Edde or Eddé (إده) village is located 45 km north of Beirut, Lebanon. It rises to an altitude of 210 metres (689.01 ft, 229 656 yd) of sea level and covers an area of 398 acres.

==Etymology==
The name Edde comes from the Semitic root edd, meaning "strength".

== Demographics ==
Edde is a small town of approximately 700 residents. In Lebanese elections that took place in 2009, the municipality tallying 461 registered voters (226 males and 235 females). Its inhabitants are predominantly Maronite Catholics.

==Climate==
Edde has a Mediterranean climate characterized by a hot and virtually rain-free summer, pleasant fall and spring, and cool, rainy winter. August is the hottest month of the year while January and February are the coldest.

The average annual rainfall is approximately 900 millimetres, virtually all of which falls in winter, autumn and spring. Much of the rain in autumn and spring falls on a limited number of days in heavy downpours. In winter, however, the rain is more evenly spread over a large number of days. Summer receives very little (if any) rainfall. Snow in Edde is rare and usually occurs without accumulation.

== Churches ==
The Mar Jurius (Saint George) Church, which stands in a small square in the middle of the village, was built with Roman temple remains. On a hill further south are the ruins of the church of Sayidat Douka.

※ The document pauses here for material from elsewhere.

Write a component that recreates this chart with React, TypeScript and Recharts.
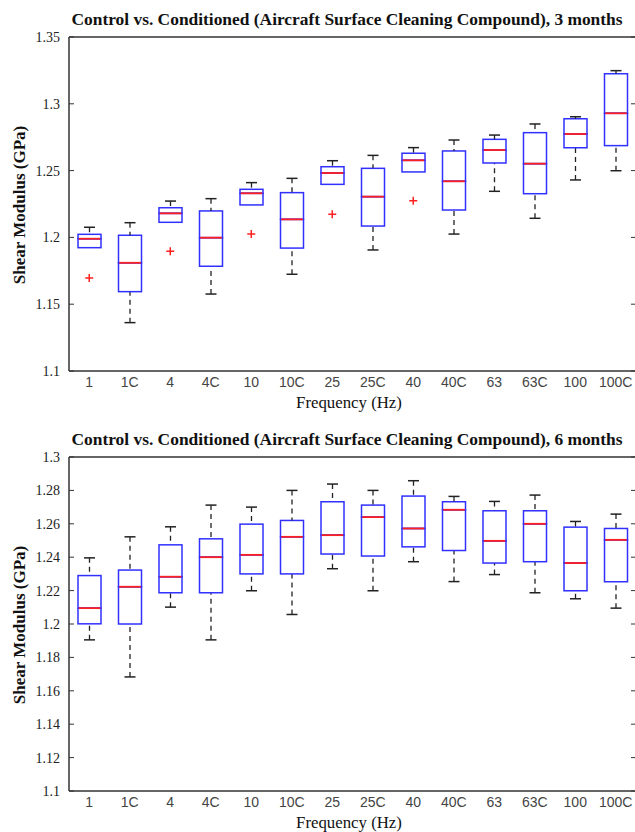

Numerous other old churches are scattered around the village, most with ancient temple elements. Amongst these are the double church of Saints John and Theodore, and the churches of Saint Doumit and Saint Elisha.
| The Mar Jurius (Saint George) Church | Mar Elisha | Ruins of the Church of Saints John and Theodore |

==Edde Club==

Edde Club is a sports, social and cultural club offering recreational sports facilities to its members: basketball, soccer, volleyball, table tennis and a gym. It is mostly active during summer season when it hosts national and regional tournaments.